Federer e Nadal. Nadal e Federer. Nell’immaginario degli aficionados del tennis i loro nomi rappresentavano la sintesi perfetta del nostro gioco preferito. Lo svizzero elegante, dotato di talento naturale e di coordinazione fuori dal comune. Lo spagnolo, rampante esponente di un tennis fatto di coraggio, potenza e determinazione. Due campioni non costruiti, entrambi già predestinati.
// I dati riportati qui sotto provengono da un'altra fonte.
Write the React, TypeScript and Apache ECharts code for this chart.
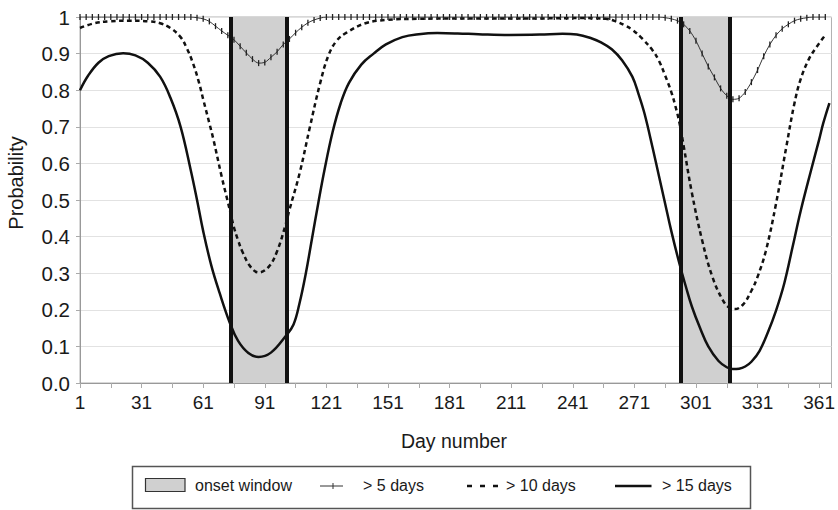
import React, { useEffect, useRef } from "react";
import * as echarts from "echarts";

// Onset windows (day ranges)
const onsetWindows: [number, number][] = [
  [74.5, 101.7],
  [293.7, 317.7],
];

// > 5 days: one value every 3 days starting at day 1
const gt5FirstDay = 1;
const gt5DayStep = 3;
const gt5Values = [
  1, 1, 1, 1, 1, 1, 1, 1, 1, 1, 1, 1, 1, 1, 1, 1, 1, 1, 1,
  0.998, 0.995, 0.988, 0.975, 0.962, 0.95, 0.938, 0.92, 0.902, 0.885, 0.874,
  0.876, 0.89, 0.905, 0.925, 0.94, 0.957, 0.972, 0.984, 0.992, 0.997,
  1, 1, 1, 1, 1, 1, 1, 1, 1, 1, 1, 1, 1, 1, 1, 1, 1, 1, 1, 1, 1, 1, 1, 1, 1,
  1, 1, 1, 1, 1, 1, 1, 1, 1, 1, 1, 1, 1, 1, 1, 1, 1, 1, 1, 1, 1, 1, 1, 1, 1,
  1, 1, 1, 1, 1,
  0.998, 0.995, 0.99, 0.98, 0.962, 0.935, 0.9, 0.865, 0.835, 0.805, 0.785,
  0.775, 0.778, 0.795, 0.822, 0.855, 0.893, 0.925, 0.95, 0.968, 0.98, 0.99,
  0.995, 0.998,
  1, 1, 1,
];

// > 10 days
const gt10Days = [
  1, 8, 15, 25, 35, 40, 45, 50, 53, 56, 59, 61, 64, 66, 70, 73, 76, 78, 80, 84,
  88, 93, 97, 101, 103, 108, 113, 118, 122, 126, 131, 140, 150, 165, 190, 220,
  245, 257, 262, 266, 270, 275, 280, 283, 286, 289, 291, 293, 295, 299, 304,
  309, 314, 317, 320, 324, 328, 331, 335, 340, 345, 349, 352, 356, 360, 364,
];
const gt10Values = [
  0.97, 0.983, 0.988, 0.99, 0.988, 0.983, 0.97, 0.945, 0.915, 0.874, 0.82,
  0.775, 0.71, 0.665, 0.564, 0.495, 0.425, 0.39, 0.36, 0.318, 0.302, 0.318,
  0.36, 0.43, 0.473, 0.574, 0.7, 0.82, 0.895, 0.935, 0.958, 0.983, 0.992,
  0.995, 0.996, 0.996, 0.997, 0.995, 0.988, 0.978, 0.965, 0.94, 0.908, 0.88,
  0.84, 0.795, 0.756, 0.71, 0.648, 0.52, 0.39, 0.29, 0.227, 0.207, 0.202,
  0.215, 0.252, 0.29, 0.36, 0.49, 0.645, 0.765, 0.83, 0.885, 0.92, 0.951,
];

// > 15 days
const gt15Days = [
  1, 5, 10, 15, 22, 28, 34, 40, 45, 50, 55, 58, 61, 65, 69, 74, 78, 83, 88, 94,
  101, 105, 108, 111, 114, 117, 120, 124, 128, 132, 138, 144, 150, 158, 166,
  175, 185, 195, 210, 225, 236, 243, 250, 255, 260, 265, 270, 273, 276, 280,
  283, 286, 289, 293, 296, 299, 303, 307, 312, 316, 319, 322, 325, 328, 332,
  336, 340, 344, 348, 352, 357, 361, 363, 366,
];
const gt15Values = [
  0.8, 0.84, 0.875, 0.893, 0.901, 0.895, 0.875, 0.837, 0.78, 0.7, 0.58, 0.5,
  0.415, 0.32, 0.246, 0.164, 0.115, 0.082, 0.071, 0.083, 0.127, 0.16, 0.22,
  0.3, 0.395, 0.49, 0.58, 0.685, 0.765, 0.82, 0.87, 0.9, 0.925, 0.945, 0.953,
  0.956, 0.955, 0.953, 0.951, 0.952, 0.954, 0.952, 0.942, 0.93, 0.912, 0.882,
  0.837, 0.79, 0.735, 0.64, 0.565, 0.49, 0.415, 0.325, 0.265, 0.209, 0.15,
  0.1, 0.06, 0.043, 0.038, 0.039, 0.045, 0.058, 0.088, 0.138, 0.198, 0.272,
  0.37, 0.47, 0.58, 0.665, 0.71, 0.765,
];

const yTickLabels = ["0.0", "0.1", "0.2", "0.3", "0.4", "0.5", "0.6", "0.7", "0.8", "0.9", "1"];
const xLabelDays = [1, 31, 61, 91, 121, 151, 181, 211, 241, 271, 301, 331, 361];

const FONT = '"Liberation Sans", Arial, Helvetica, sans-serif';

export default function App() {
  const ref = useRef<HTMLDivElement>(null);

  useEffect(() => {
    const chart = echarts.init(ref.current!, null, { renderer: "svg" });

    const gt5Data = gt5Values.map((v, i) => [gt5FirstDay + i * gt5DayStep, v]);
    const gt10Data = gt10Days.map((d, i) => [d, gt10Values[i]]);
    const gt15Data = gt15Days.map((d, i) => [d, gt15Values[i]]);

    const legendY = 485.5;
    const textStyle = (text: string, x: number) => ({
      type: "text",
      x,
      y: legendY,
      silent: true,
      style: {
        text,
        fill: "#1a1a1a",
        font: `16px ${FONT}`,
        align: "left",
        verticalAlign: "middle",
        textAlign: "left",
        textVerticalAlign: "middle",
      },
    });

    chart.setOption({
      animation: false,
      backgroundColor: "#ffffff",
      textStyle: { fontFamily: FONT },
      grid: {
        left: 80,
        right: 5,
        top: 17,
        bottom: 127,
        show: true,
        borderColor: "#b0b0b0",
        borderWidth: 1,
        backgroundColor: "transparent",
      },
      xAxis: {
        type: "value",
        min: 1,
        max: 367,
        interval: 15,
        axisLine: { show: true, lineStyle: { color: "#999", width: 1 } },
        axisTick: { show: true, length: 5, lineStyle: { color: "#aaa" } },
        splitLine: { show: false },
        axisLabel: {
          color: "#1a1a1a",
          fontSize: 19,
          fontFamily: FONT,
          margin: 10,
          formatter: (v: number) => (xLabelDays.includes(Math.round(v)) ? String(Math.round(v)) : ""),
        },
      },
      yAxis: {
        type: "value",
        min: 0,
        max: 1,
        interval: 0.1,
        axisLine: { show: true, lineStyle: { color: "#999", width: 1 } },
        axisTick: { show: true, length: 4, lineStyle: { color: "#aaa" } },
        splitLine: { show: true, lineStyle: { color: "#e2e2e2", width: 1 } },
        axisLabel: {
          color: "#1a1a1a",
          fontSize: 20.5,
          fontFamily: FONT,
          margin: 10,
          formatter: (v: number) => yTickLabels[Math.round(v * 10)],
        },
      },
      series: [
        {
          name: "onset window",
          type: "line",
          data: [],
          z: 1,
          silent: true,
          markArea: {
            silent: true,
            itemStyle: { color: "#d0d0d0" },
            data: onsetWindows.map(([a, b]) => [{ xAxis: a }, { xAxis: b }]),
          },
        },
        {
          name: "> 5 days",
          type: "line",
          data: gt5Data,
          z: 3,
          smooth: 0.3,
          symbol: "rect",
          symbolSize: [1.3, 6],
          showSymbol: true,
          itemStyle: { color: "#222" },
          lineStyle: { color: "#333", width: 1 },
        },
        {
          name: "> 10 days",
          type: "line",
          data: gt10Data,
          z: 3,
          smooth: 0.4,
          showSymbol: false,
          symbol: "none",
          lineStyle: { color: "#111", width: 2.5, type: [4.5, 3.5] },
        },
        {
          name: "> 15 days",
          type: "line",
          data: gt15Data,
          z: 3,
          smooth: 0.4,
          showSymbol: false,
          symbol: "none",
          lineStyle: { color: "#111", width: 2.5 },
        },
        {
          name: "window edges",
          type: "line",
          data: [],
          z: 4,
          silent: true,
          markLine: {
            silent: true,
            symbol: "none",
            label: { show: false },
            lineStyle: { color: "#111", width: 4, type: "solid" },
            data: onsetWindows.flat().map((d) => ({ xAxis: d })),
          },
        },
      ],
      graphic: [
        {
          type: "text",
          x: 16,
          y: 183,
          rotation: Math.PI / 2,
          silent: true,
          style: {
            text: "Probability",
            fill: "#1a1a1a",
            font: `20px ${FONT}`,
            align: "center",
            verticalAlign: "middle",
            textAlign: "center",
            textVerticalAlign: "middle",
          },
        },
        {
          type: "text",
          x: 454,
          y: 441,
          silent: true,
          style: {
            text: "Day number",
            fill: "#1a1a1a",
            font: `19.5px ${FONT}`,
            align: "center",
            verticalAlign: "middle",
            textAlign: "center",
            textVerticalAlign: "middle",
          },
        },
        {
          type: "rect",
          silent: true,
          shape: { x: 132.5, y: 466.5, width: 618, height: 42 },
          style: { fill: "#fff", stroke: "#555", lineWidth: 1.5 },
        },
        {
          type: "rect",
          silent: true,
          shape: { x: 145.5, y: 478.5, width: 39.5, height: 13 },
          style: { fill: "#d0d0d0", stroke: "#333", lineWidth: 1.2 },
        },
        textStyle("onset window", 195),
        {
          type: "line",
          silent: true,
          shape: { x1: 320, y1: 486, x2: 343, y2: 486 },
          style: { stroke: "#333", lineWidth: 1 },
        },
        {
          type: "line",
          silent: true,
          shape: { x1: 333, y1: 483, x2: 333, y2: 489 },
          style: { stroke: "#333", lineWidth: 1 },
        },
        textStyle("> 5 days", 363),
        {
          type: "line",
          silent: true,
          shape: { x1: 467, y1: 486, x2: 498, y2: 486 },
          style: { stroke: "#111", lineWidth: 2.5, lineDash: [5, 8] },
        },
        textStyle("> 10 days", 506),
        {
          type: "line",
          silent: true,
          shape: { x1: 615, y1: 486, x2: 651.5, y2: 486 },
          style: { stroke: "#111", lineWidth: 2.5 },
        },
        textStyle("> 15 days", 662),
      ],
    });

    return () => chart.dispose();
  }, []);

  return (
    <div
      ref={ref}
      style={{ position: "fixed", left: 0, top: 0, width: 838, height: 510, background: "#fff" }}
    />
  );
}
Per una decade, almeno a partire dal 2004, ovvero da quando Rafa Nadal è comparso nel circuito con i suoi pantaloncini lunghi e le sue maglie senza maniche, i due hanno dato vita ad un dualismo tennisticamente molto stimolante, proprio per la differenza tecnica e stilistica che sapevano rappresentare. Accumunati dallo sponsor tecnico, e, fatto ben più significativo, da una solida ammirazione e stima reciproca. Si racconta che a Monte Carlo, un timidissimo Nadal avesse chiesto a Carlos Moya di intercedere presso Roger in modo da organizzare una seduta di allenamento insieme. E pare che proprio così andarono i fatti. Altri raccontano invece di una precisa volontà di Re Roger, all’epoca privo di avversari di livello, che aveva intuito il valore del giovane rookie, e voleva studiarlo.
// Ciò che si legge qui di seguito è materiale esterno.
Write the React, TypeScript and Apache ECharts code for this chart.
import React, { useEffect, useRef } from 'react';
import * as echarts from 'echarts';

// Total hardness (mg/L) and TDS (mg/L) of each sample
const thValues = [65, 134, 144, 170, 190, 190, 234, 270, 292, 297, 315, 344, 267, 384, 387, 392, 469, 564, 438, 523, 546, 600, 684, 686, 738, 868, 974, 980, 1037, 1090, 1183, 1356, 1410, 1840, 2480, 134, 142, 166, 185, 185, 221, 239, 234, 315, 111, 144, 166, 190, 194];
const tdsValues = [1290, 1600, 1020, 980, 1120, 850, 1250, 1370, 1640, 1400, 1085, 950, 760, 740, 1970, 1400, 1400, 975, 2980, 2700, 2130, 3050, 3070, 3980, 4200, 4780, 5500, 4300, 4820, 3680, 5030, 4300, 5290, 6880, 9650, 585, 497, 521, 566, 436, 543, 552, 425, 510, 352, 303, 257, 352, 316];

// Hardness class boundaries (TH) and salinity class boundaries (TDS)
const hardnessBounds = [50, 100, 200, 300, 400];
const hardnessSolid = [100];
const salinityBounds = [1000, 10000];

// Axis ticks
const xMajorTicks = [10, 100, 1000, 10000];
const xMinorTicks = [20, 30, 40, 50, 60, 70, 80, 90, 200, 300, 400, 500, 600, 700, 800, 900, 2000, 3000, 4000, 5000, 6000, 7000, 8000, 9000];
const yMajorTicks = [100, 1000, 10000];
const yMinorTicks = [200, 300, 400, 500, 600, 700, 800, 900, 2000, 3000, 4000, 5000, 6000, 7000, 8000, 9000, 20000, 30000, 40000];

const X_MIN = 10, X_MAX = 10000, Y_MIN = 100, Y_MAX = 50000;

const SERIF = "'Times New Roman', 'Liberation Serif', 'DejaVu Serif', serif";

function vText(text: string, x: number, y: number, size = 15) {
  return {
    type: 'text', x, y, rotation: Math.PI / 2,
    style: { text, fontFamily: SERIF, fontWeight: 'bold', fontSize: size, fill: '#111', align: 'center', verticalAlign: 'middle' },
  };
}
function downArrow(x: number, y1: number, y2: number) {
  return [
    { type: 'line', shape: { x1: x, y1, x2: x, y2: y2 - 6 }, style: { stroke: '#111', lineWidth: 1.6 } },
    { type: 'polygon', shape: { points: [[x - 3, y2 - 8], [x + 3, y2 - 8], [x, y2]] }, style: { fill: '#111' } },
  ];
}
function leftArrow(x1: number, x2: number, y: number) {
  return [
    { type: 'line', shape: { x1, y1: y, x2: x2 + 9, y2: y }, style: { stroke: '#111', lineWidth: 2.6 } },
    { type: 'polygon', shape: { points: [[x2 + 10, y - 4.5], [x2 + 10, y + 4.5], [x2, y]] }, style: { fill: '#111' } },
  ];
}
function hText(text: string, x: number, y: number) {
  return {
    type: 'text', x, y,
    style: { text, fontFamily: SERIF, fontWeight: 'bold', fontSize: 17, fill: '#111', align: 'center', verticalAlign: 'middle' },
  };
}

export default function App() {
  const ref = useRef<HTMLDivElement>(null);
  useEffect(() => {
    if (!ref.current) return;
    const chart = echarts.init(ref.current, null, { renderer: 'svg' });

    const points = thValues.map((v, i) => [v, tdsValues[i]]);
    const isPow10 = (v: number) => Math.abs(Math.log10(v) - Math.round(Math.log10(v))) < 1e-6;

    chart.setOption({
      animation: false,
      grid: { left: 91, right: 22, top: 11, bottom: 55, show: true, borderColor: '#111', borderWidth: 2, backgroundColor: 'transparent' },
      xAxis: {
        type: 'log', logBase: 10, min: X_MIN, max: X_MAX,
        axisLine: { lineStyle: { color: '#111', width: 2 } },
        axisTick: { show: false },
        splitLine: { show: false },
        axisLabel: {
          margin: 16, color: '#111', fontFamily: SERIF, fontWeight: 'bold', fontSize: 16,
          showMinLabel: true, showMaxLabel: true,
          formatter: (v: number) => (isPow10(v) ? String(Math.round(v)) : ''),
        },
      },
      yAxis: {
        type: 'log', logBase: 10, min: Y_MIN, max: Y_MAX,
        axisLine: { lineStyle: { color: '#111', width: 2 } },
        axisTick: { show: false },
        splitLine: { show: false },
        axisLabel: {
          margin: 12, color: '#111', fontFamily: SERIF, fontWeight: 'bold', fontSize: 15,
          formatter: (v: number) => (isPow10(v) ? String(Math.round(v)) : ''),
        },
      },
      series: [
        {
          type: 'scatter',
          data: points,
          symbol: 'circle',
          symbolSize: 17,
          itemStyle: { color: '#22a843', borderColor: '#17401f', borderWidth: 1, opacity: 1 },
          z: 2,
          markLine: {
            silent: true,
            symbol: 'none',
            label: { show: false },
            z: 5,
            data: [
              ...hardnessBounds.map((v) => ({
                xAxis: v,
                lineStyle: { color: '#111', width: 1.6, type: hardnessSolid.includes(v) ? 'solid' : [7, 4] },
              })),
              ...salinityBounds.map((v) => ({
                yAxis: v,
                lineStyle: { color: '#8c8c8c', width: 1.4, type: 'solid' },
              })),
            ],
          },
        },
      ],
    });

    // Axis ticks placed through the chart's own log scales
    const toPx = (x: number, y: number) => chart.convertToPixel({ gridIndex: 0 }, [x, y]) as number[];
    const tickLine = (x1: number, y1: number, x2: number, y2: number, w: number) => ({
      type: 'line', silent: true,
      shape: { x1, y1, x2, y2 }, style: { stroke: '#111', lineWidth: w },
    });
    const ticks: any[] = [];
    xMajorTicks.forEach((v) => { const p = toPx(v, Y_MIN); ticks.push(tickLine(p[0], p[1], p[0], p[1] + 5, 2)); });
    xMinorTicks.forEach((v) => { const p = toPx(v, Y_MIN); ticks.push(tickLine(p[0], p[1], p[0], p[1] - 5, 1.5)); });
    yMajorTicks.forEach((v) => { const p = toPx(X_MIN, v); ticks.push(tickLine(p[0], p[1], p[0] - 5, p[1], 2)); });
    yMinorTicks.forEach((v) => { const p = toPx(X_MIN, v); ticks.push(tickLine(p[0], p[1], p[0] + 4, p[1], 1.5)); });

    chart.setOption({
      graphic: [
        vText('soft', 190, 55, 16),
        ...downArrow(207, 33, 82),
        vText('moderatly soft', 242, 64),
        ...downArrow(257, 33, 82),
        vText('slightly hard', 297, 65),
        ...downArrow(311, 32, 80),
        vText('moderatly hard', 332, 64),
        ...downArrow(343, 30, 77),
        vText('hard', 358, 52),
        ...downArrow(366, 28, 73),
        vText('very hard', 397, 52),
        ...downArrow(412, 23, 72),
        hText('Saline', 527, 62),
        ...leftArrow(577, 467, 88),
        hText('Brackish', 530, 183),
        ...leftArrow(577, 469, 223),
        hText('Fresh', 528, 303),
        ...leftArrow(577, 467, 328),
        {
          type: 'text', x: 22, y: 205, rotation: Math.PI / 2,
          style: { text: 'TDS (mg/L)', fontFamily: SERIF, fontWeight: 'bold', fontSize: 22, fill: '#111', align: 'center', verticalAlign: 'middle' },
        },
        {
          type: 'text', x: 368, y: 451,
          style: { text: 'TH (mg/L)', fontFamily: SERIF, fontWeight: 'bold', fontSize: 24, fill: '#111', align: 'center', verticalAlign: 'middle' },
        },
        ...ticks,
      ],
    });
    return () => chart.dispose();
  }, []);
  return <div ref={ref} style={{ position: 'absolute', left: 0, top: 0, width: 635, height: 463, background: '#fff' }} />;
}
Di sicuro c’è che questi due campioni quest’anno non si sfideranno. Federer, come è noto, ha deciso di fermarsi in estate e di rientrare per il 2017, rigenerato fisicamente e mentalmente, libero dagli obblighi di classifica, di giocare come e dove vuole, forse per puro divertimento e bisogno di tennis agonismo, non avendo niente da dimostrare. Nadal, meditabondo, fa i conti un un fisico che presenta qualche problema di troppo negli ultimi due anni, e impone scelte forzate. Era dal 2004 che questi campioni ci offrivano almeno un momento di sfida e confronto nel circuito, ogni anno. Dando vita, tra l’altro, a discussioni infinite tra gli appossionati: Federer più forte di sempre ma Nadal in grado di metterlo in difficoltà, Federer che vuole giocare contro Nadal sfidandolo sul suo terreno, la corsa e la potenza, Nadal che impone a Federer una palla arrottata e alta sulla quale lo svizzero non può lanciarsi in attacco col suo timing perfetto. E via andare.
Quanto bene hanno fatto al movimento tennistico mondiale questi dibattiti? Difficile quantificarlo, ma di sicuro, la loro mancanza si sente già. Il dualismo tra Murray e Djokovic, ancora tutto da scrivere, è poca cosa al momento, con due campioni di valore che paiono però troppo simili per atteggiamenti, storia e tecnica per significare una sfida vera, come quella tra Rafa e Roger. E poi c’è Wawrinka, troppo meteorico ed incostante per rappresentare un’alternativa valida in termini di personalità. Insomma, l’ingombro positivo di “quei due” si sente, soprattutto perché non ci sono, e questo è proprio il segno della loro cruciale importanza.